On the amorous plane, you have enough to make the beloved one happy, for you are sensitive, full of gentleness and romantic imagination. But you are also liable to changes of humor, to whims, and above all too dependent on external circumstances, therefore rather disconcerting for those who share your life.
To tell the truth, your comportment will have been conditioned by the kind of relation which you have, or have had, with your family and particularly with your mother. If this relation is or was satisfying, it is easier for you to live a harmonious love life. But if the situation has been otherwise, you may remain someone quite slippery, always on the lookout for the kind of happiness which only exists in your wild imagination.

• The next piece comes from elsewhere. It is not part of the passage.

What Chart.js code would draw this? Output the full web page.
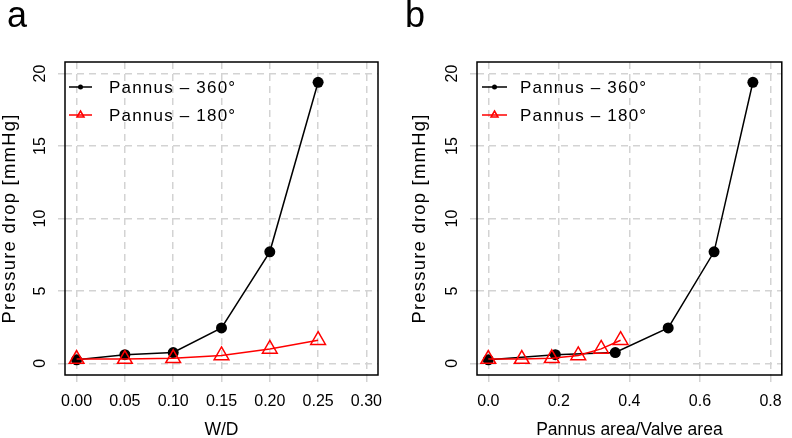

In order to be happy in love, you must make a clear distinction between, on one hand, your need for tenderness and gentleness, your refusal of conflicts, your fear of violence, and, on the other hand, your excessive tendency to self-pity and dependence.
But if a climate of stability and complicity is not established in your love life, you may become very demanding, very monopolizing toward your mate. You may excel in showing yourself more and more disagreeable because of your gloomy state and long sulks, with the result that your mate may be so discouraged as to seek rupture. If it's possible, you may choose to take some distance by finding pretexts for traveling, without putting an end to your union. A rupture is always for you an ordeal, even a wound, and can prove extremely hard to endure when the separation is imposed on you by your mate.
Single life hardly pleases you. Indeed, with your vital need for emotional security and with all your reserves of love and tenderness that you only ask to give out, you feel extremely unfortunate when you are lonely. You then tend to shrink within yourself and to lock yourself up in your melancholia.